Autant que l’esprit du premier volume, le tome second de l’ouvrage de M. Boschot en conserve le ton, et cette unité n’était pas la moins difficile à soutenir. Pour la pensée, ou le sentiment, pour le style aussi, le peintre, se renonçant en quelque sorte soi-même, a fait plus que se conformer à son modèle : il s’est soumis à lui, il s’est comme absorbé ou perdu en lui. De là ce portrait non seulement vivant, mais, — on peut bien le dire à propos de Berlioz, — criant et rugissant. Berlioz continue de vivre, en ces nouvelles pages, sa vie ardente et sombre, frénétique, toujours montée à son comble et irritée. Il la vit et semble, — pour la seconde fois, — la raconter. Avec plus d’exactitude seulement qu’il ne l’avait fait d’abord, en personne. Du biographe et de l’autobiographe, ce n’est pas toujours, on le sait maintenant, celui-ci qu’il faut croire. Pour être, suivant l’expression de M. Romain Rolland, dans une éloquente étude récemment parue ou reparue[1], pour être « un des plus beaux livres qui aient jamais été écrits par un artiste, » les Mémoires de Berlioz ne sont pas l’un des plus véridiques. M. Boschot à tout moment, et pièces en mains, les discute, les dément et les corrige. Sans trop de sévérité d’ailleurs et plutôt avec une indulgente ironie, il en relève les erreurs, qui ne furent pas toutes involontaires ou désintéressées. Pour mieux comprendre Berlioz et nous le montrer mieux, il a beau s’être fait son ami, le plus dévoué, le plus fidèle, le plus sensible à son génie comme à ses malheurs ; plus que son ami, véritablement son frère et presque son semblable, de cette ressemblance fraternelle il s’est du moins réservé quelque chose en propre, et c’est le goût, la passion de la vérité.

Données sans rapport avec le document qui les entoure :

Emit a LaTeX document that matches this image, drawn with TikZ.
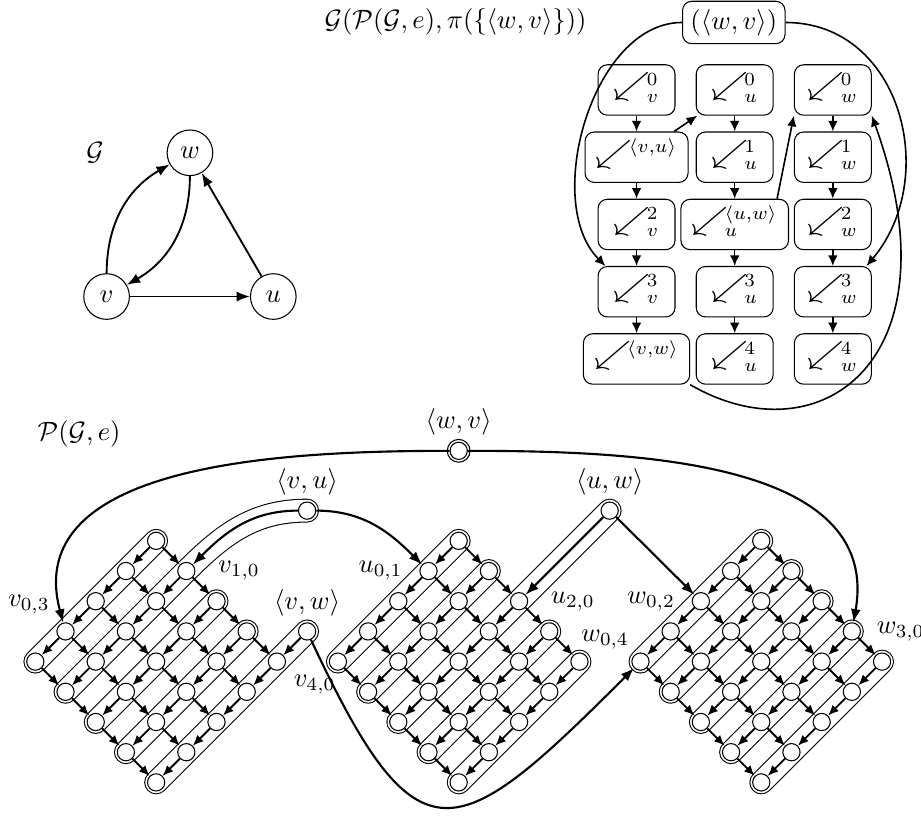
\documentclass[tikz,border=0pt]{standalone}
\usepackage{amsmath,amssymb,graphicx}
\usetikzlibrary{positioning,calc,arrows.meta}
\pgfdeclarelayer{background}
\pgfsetlayers{background,main}
\newcommand{\sw}{\mathord{\makebox[12.5pt][l]{\raisebox{0pt}[6pt][2.3pt]{\scalebox{1.4}[1.2]{$\swarrow$}}}}}
\tikzset{dot/.style={circle, draw, fill=white, inner sep=0pt, minimum size=6.5pt}}
\tikzset{tube/.style={draw, double, double distance=8.2pt, line cap=round}}
\tikzset{ring/.style={draw}}
\tikzset{stp/.style={draw, line width=0.7pt, -{Latex[length=4pt,width=3.4pt]}}}
\tikzset{link/.style={draw, thick, -{Latex[length=5pt,width=3.8pt]}}}
\tikzset{vert/.style={circle, draw, minimum size=17.2pt, inner sep=0pt}}
\tikzset{garr/.style={draw, line width=0.7pt, -{Latex[length=5pt,width=3.8pt]}}}
\tikzset{cell/.style={draw, rounded corners=3.5pt, minimum width=29pt, inner xsep=4pt, inner ysep=3.5pt, text height=7.8pt, text depth=4.2pt}}
\tikzset{carr/.style={draw, semithick, -{Latex[length=4pt,width=3.6pt]}}}

\begin{document}
\begin{tikzpicture}[x=0.4cm, y=0.4cm]
	\useasboundingbox (0,0) rectangle (30.5,-27.05);
	% the graph G
	\node[vert] (w) at (6.29,-5.06) {$w$};
	\node[vert] (v) at (3.53,-9.82) {$v$};
	\node[vert] (u) at (9.05,-9.82) {$u$};
	\node (G) at (3.15,-5.07) {$\mathcal{G}$};
	\draw[garr] (v) to[bend left=30] (w);
	\draw[garr] (w) to[bend left=30] (v);
	\draw[garr] (v) -- (u);
	\draw[garr] (u) -- (w);

	% its quotient
	\node[anchor=east, inner sep=0pt] (title) at (19.44,-0.72)
		{$\mathcal{G}(\mathcal{P}(\mathcal{G},e),\pi(\{\langle w,v\rangle\}))$};
	\node[draw, rounded corners=3.5pt, inner sep=3pt] (top) at (24.3,-0.745) {$(\langle w,v\rangle)$};
	\node[cell] (cv0) at (21.08,-2.98) {$\sw^{0}_{v}$};
	\node[cell] (cv1) at (21.08,-5.207) {$\sw^{\langle v,u\rangle}$};
	\node[cell] (cv2) at (21.08,-7.434) {$\sw^{2}_{v}$};
	\node[cell] (cv3) at (21.08,-9.661) {$\sw^{3}_{v}$};
	\node[cell] (cv4) at (21.08,-11.888) {$\sw^{\langle v,w\rangle}$};
	\node[cell] (cu0) at (24.33,-2.98) {$\sw^{0}_{u}$};
	\node[cell] (cu1) at (24.33,-5.207) {$\sw^{1}_{u}$};
	\node[cell] (cu2) at (24.33,-7.434) {$\sw^{\langle u,w\rangle}_{u}$};
	\node[cell] (cu3) at (24.33,-9.661) {$\sw^{3}_{u}$};
	\node[cell] (cu4) at (24.33,-11.888) {$\sw^{4}_{u}$};
	\node[cell] (cw0) at (27.58,-2.98) {$\sw^{0}_{w}$};
	\node[cell] (cw1) at (27.58,-5.207) {$\sw^{1}_{w}$};
	\node[cell] (cw2) at (27.58,-7.434) {$\sw^{2}_{w}$};
	\node[cell] (cw3) at (27.58,-9.661) {$\sw^{3}_{w}$};
	\node[cell] (cw4) at (27.58,-11.888) {$\sw^{4}_{w}$};
	\foreach \c in {v,u,w}
		\foreach \r [count=\s] in {0,...,3}
			\draw[carr] (c\c\r) -- (c\c\s);
	\draw[carr] (cv1) -- (cu0);
	\draw[carr] ([xshift=-4.5pt]cu2.north east) -- (cw0.south west);
	\draw[carr] (top.west) to[out=180, in=135, looseness=0.9] ([xshift=3pt]cv3.north west);
	\draw[carr] (top.east) to[out=0, in=50, looseness=1.15] ([xshift=-2pt]cw3.north east);
	\draw[carr] (cv4.south east) .. controls (27.15,-15.23) and (31.79,-11.92) .. (cw0.south east);

	% the product P(G,e)
	\node (P) at (2.62,-14.37) {$\mathcal{P}(\mathcal{G},e)$};
	\foreach \g/\x in {v/5.17, u/15.19, w/25.21}
		\foreach \a in {0,...,4}
			\foreach \b in {0,...,4}
				\node[dot] (\g-\a-\b) at ({\x+\a-\b},{-17.91-\a-\b}) {};
	\node[dot] (vu) at (10.17,-16.91) {};
	\node[dot] (vw) at (10.17,-20.91) {};
	\node[dot] (uw) at (20.19,-16.91) {};
	\node[dot] (wv) at (15.19,-14.93) {};
	\node[above=-1.2pt of vu] (lvu) {$\langle v,u\rangle$};
	\node[above=-1.2pt of vw] (lvw) {$\langle v,w\rangle$};
	\node[above=-1.2pt of uw] (luw) {$\langle u,w\rangle$};
	\node[above=-1.2pt of wv] (lwv) {$\langle w,v\rangle$};
	\node[above left=0.4pt and 0pt of v-0-3] (lv03) {$v_{0,3}$};
	\node[right=5pt of v-1-0] (lv10) {$v_{1,0}$};
	\node[below right=-1pt and 0.4pt of v-4-0] (lv40) {$v_{4,0}$};
	\node[left=2.8pt of u-0-1] (lu01) {$u_{0,1}$};
	\node[right=5pt of u-2-0] (lu20) {$u_{2,0}$};
	\node[left=2.8pt of w-0-2] (lw02) {$w_{0,2}$};
	\node[above left=-1.4pt and -1.6pt of w-0-4] (lw04) {$w_{0,4}$};
	\node[right=2.4pt of w-3-0] (lw30) {$w_{3,0}$};
	\begin{pgfonlayer}{background}
		\foreach \g/\a in {v/0,v/2,v/3,u/0,u/1,u/3,u/4,w/0,w/1,w/2,w/3,w/4}
			\draw[tube] (\g-\a-0.center) -- (\g-\a-4.center);
		\draw[tube] (vu.center) to[out=180, in=45] (v-1-0.center) -- (v-1-4.center);
		\draw[tube] (vw.center) -- (v-4-4.center);
		\draw[tube] (uw.center) -- (u-2-4.center);
		\draw[ring] (wv.center) circle[radius=4.3pt];
	\end{pgfonlayer}
	\foreach \g in {v,u,w}
		\foreach \a in {0,...,4}
			\foreach \b [count=\c] in {0,...,3} {
				\draw[stp] (\g-\a-\b) -- (\g-\a-\c);
				\draw[stp] (\g-\b-\a) -- (\g-\c-\a);
			}
	\draw[link] (vu) to[out=180, in=45] (v-1-0);
	\draw[link] (vu) to[out=0, in=135] (u-0-1);
	\draw[stp] (vw) -- (v-4-0);
	\draw[link] (vw) to[out=-65, in=225, looseness=2] (w-0-4);
	\draw[link] (uw) -- (u-2-0);
	\draw[link] (uw) -- (w-0-2);
	\draw[link] (wv) to[out=180, in=105] (v-0-3);
	\draw[link] (wv) to[out=0, in=80] (w-3-0);
\end{tikzpicture}
\end{document}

Mais l’unité, j’écrirais volontiers l’identité dernière et qui fait le fond de l’ouvrage de M. Boschot, est celle que l’auteur a partout et fortement établie entre la vie de Berlioz et son œuvre, entre le génie de l’homme et l’homme même. De tous les grands artistes, pas un

  1. Musiciens d’aujourd’hui (Hachette, 1908).